══ Data for this exercise ══

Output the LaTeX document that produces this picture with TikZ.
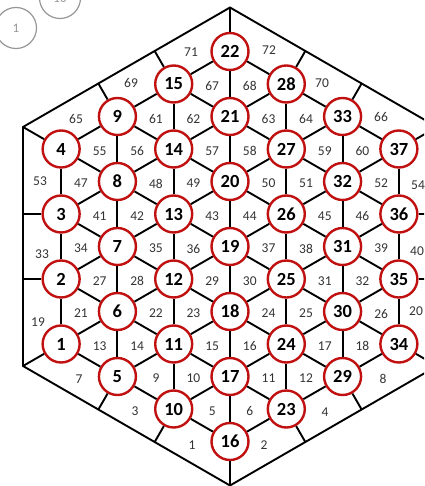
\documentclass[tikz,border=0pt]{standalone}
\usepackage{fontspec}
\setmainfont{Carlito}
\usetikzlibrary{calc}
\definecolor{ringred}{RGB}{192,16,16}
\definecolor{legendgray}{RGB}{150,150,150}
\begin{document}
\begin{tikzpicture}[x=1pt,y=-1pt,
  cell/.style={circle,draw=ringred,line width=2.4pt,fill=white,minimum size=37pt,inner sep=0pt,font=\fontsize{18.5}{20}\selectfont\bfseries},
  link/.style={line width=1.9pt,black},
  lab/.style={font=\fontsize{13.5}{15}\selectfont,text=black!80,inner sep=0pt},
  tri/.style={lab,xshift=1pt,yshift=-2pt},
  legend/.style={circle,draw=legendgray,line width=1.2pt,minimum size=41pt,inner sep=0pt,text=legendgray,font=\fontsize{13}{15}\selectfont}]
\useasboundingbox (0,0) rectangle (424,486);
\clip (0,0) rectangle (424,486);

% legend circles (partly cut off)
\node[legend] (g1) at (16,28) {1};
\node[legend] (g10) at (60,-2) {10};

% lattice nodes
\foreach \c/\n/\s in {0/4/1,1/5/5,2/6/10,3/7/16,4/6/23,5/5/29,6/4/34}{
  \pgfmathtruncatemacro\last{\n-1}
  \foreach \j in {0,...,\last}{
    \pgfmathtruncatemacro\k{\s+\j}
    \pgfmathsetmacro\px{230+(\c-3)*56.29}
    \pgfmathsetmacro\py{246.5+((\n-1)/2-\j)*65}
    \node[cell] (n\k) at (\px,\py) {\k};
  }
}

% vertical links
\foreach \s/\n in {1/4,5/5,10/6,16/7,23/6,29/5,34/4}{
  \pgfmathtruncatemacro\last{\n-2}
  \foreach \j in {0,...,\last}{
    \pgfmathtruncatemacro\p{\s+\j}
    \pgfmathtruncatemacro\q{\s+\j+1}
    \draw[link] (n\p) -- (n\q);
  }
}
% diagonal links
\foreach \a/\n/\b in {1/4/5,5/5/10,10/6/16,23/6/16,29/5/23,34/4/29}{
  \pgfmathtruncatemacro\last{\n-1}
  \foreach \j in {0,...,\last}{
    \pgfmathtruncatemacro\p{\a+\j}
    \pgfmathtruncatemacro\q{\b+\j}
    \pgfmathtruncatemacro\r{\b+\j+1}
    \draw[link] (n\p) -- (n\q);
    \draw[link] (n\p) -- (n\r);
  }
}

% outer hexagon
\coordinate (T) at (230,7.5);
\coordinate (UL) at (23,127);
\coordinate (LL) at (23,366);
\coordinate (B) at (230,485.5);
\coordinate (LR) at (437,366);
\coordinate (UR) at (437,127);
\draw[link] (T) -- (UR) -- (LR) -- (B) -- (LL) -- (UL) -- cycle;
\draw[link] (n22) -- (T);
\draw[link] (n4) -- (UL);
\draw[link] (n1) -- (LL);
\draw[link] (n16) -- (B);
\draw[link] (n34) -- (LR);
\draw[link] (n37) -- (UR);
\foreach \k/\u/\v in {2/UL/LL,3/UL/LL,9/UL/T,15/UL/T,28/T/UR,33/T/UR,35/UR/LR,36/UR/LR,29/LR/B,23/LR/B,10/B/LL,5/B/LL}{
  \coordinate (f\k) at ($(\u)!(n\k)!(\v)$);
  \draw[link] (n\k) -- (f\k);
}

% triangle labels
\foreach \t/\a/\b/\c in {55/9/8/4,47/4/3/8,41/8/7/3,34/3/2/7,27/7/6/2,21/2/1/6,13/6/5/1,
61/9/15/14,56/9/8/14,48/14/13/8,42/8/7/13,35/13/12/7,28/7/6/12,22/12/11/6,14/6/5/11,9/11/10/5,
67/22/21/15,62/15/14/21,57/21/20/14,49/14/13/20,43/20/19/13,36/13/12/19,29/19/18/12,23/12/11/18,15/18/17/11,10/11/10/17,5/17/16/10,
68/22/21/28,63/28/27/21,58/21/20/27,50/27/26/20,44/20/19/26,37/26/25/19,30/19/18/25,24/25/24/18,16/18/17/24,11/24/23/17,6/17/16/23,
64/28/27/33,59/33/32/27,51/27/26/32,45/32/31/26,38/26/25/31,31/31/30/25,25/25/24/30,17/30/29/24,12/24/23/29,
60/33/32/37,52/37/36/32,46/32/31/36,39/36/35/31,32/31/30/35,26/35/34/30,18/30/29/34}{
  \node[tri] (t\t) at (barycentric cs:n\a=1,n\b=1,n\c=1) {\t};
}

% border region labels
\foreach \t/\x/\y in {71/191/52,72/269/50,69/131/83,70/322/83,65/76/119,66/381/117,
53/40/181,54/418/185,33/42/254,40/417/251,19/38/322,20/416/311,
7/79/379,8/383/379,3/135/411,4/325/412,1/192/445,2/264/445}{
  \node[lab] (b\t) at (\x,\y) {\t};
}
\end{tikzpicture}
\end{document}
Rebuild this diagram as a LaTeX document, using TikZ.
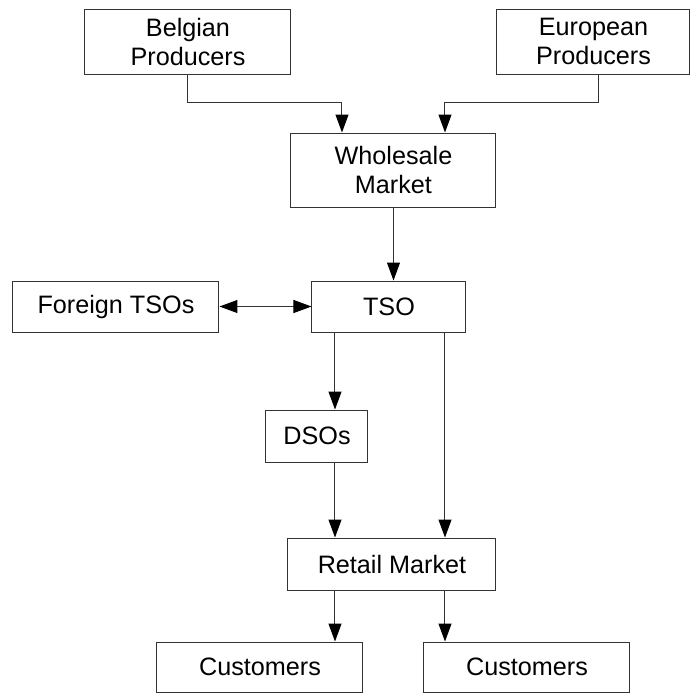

═══

Write the lines above out again exactly, without any of their pictures.

The answer:
Output the LaTeX document that produces this picture with TikZ.
\documentclass[tikz,border=0pt]{standalone}
\usepackage{fontspec}
\setmainfont{Carlito}
\usetikzlibrary{calc}
\definecolor{ringred}{RGB}{192,16,16}
\definecolor{legendgray}{RGB}{150,150,150}
\begin{document}
\begin{tikzpicture}[x=1pt,y=-1pt,
  cell/.style={circle,draw=ringred,line width=2.4pt,fill=white,minimum size=37pt,inner sep=0pt,font=\fontsize{18.5}{20}\selectfont\bfseries},
  link/.style={line width=1.9pt,black},
  lab/.style={font=\fontsize{13.5}{15}\selectfont,text=black!80,inner sep=0pt},
  tri/.style={lab,xshift=1pt,yshift=-2pt},
  legend/.style={circle,draw=legendgray,line width=1.2pt,minimum size=41pt,inner sep=0pt,text=legendgray,font=\fontsize{13}{15}\selectfont}]
\useasboundingbox (0,0) rectangle (424,486);
\clip (0,0) rectangle (424,486);

% legend circles (partly cut off)
\node[legend] (g1) at (16,28) {1};
\node[legend] (g10) at (60,-2) {10};

% lattice nodes
\foreach \c/\n/\s in {0/4/1,1/5/5,2/6/10,3/7/16,4/6/23,5/5/29,6/4/34}{
  \pgfmathtruncatemacro\last{\n-1}
  \foreach \j in {0,...,\last}{
    \pgfmathtruncatemacro\k{\s+\j}
    \pgfmathsetmacro\px{230+(\c-3)*56.29}
    \pgfmathsetmacro\py{246.5+((\n-1)/2-\j)*65}
    \node[cell] (n\k) at (\px,\py) {\k};
  }
}

% vertical links
\foreach \s/\n in {1/4,5/5,10/6,16/7,23/6,29/5,34/4}{
  \pgfmathtruncatemacro\last{\n-2}
  \foreach \j in {0,...,\last}{
    \pgfmathtruncatemacro\p{\s+\j}
    \pgfmathtruncatemacro\q{\s+\j+1}
    \draw[link] (n\p) -- (n\q);
  }
}
% diagonal links
\foreach \a/\n/\b in {1/4/5,5/5/10,10/6/16,23/6/16,29/5/23,34/4/29}{
  \pgfmathtruncatemacro\last{\n-1}
  \foreach \j in {0,...,\last}{
    \pgfmathtruncatemacro\p{\a+\j}
    \pgfmathtruncatemacro\q{\b+\j}
    \pgfmathtruncatemacro\r{\b+\j+1}
    \draw[link] (n\p) -- (n\q);
    \draw[link] (n\p) -- (n\r);
  }
}

% outer hexagon
\coordinate (T) at (230,7.5);
\coordinate (UL) at (23,127);
\coordinate (LL) at (23,366);
\coordinate (B) at (230,485.5);
\coordinate (LR) at (437,366);
\coordinate (UR) at (437,127);
\draw[link] (T) -- (UR) -- (LR) -- (B) -- (LL) -- (UL) -- cycle;
\draw[link] (n22) -- (T);
\draw[link] (n4) -- (UL);
\draw[link] (n1) -- (LL);
\draw[link] (n16) -- (B);
\draw[link] (n34) -- (LR);
\draw[link] (n37) -- (UR);
\foreach \k/\u/\v in {2/UL/LL,3/UL/LL,9/UL/T,15/UL/T,28/T/UR,33/T/UR,35/UR/LR,36/UR/LR,29/LR/B,23/LR/B,10/B/LL,5/B/LL}{
  \coordinate (f\k) at ($(\u)!(n\k)!(\v)$);
  \draw[link] (n\k) -- (f\k);
}

% triangle labels
\foreach \t/\a/\b/\c in {55/9/8/4,47/4/3/8,41/8/7/3,34/3/2/7,27/7/6/2,21/2/1/6,13/6/5/1,
61/9/15/14,56/9/8/14,48/14/13/8,42/8/7/13,35/13/12/7,28/7/6/12,22/12/11/6,14/6/5/11,9/11/10/5,
67/22/21/15,62/15/14/21,57/21/20/14,49/14/13/20,43/20/19/13,36/13/12/19,29/19/18/12,23/12/11/18,15/18/17/11,10/11/10/17,5/17/16/10,
68/22/21/28,63/28/27/21,58/21/20/27,50/27/26/20,44/20/19/26,37/26/25/19,30/19/18/25,24/25/24/18,16/18/17/24,11/24/23/17,6/17/16/23,
64/28/27/33,59/33/32/27,51/27/26/32,45/32/31/26,38/26/25/31,31/31/30/25,25/25/24/30,17/30/29/24,12/24/23/29,
60/33/32/37,52/37/36/32,46/32/31/36,39/36/35/31,32/31/30/35,26/35/34/30,18/30/29/34}{
  \node[tri] (t\t) at (barycentric cs:n\a=1,n\b=1,n\c=1) {\t};
}

% border region labels
\foreach \t/\x/\y in {71/191/52,72/269/50,69/131/83,70/322/83,65/76/119,66/381/117,
53/40/181,54/418/185,33/42/254,40/417/251,19/38/322,20/416/311,
7/79/379,8/383/379,3/135/411,4/325/412,1/192/445,2/264/445}{
  \node[lab] (b\t) at (\x,\y) {\t};
}
\end{tikzpicture}
\end{document}
Rebuild this diagram as a LaTeX document, using TikZ.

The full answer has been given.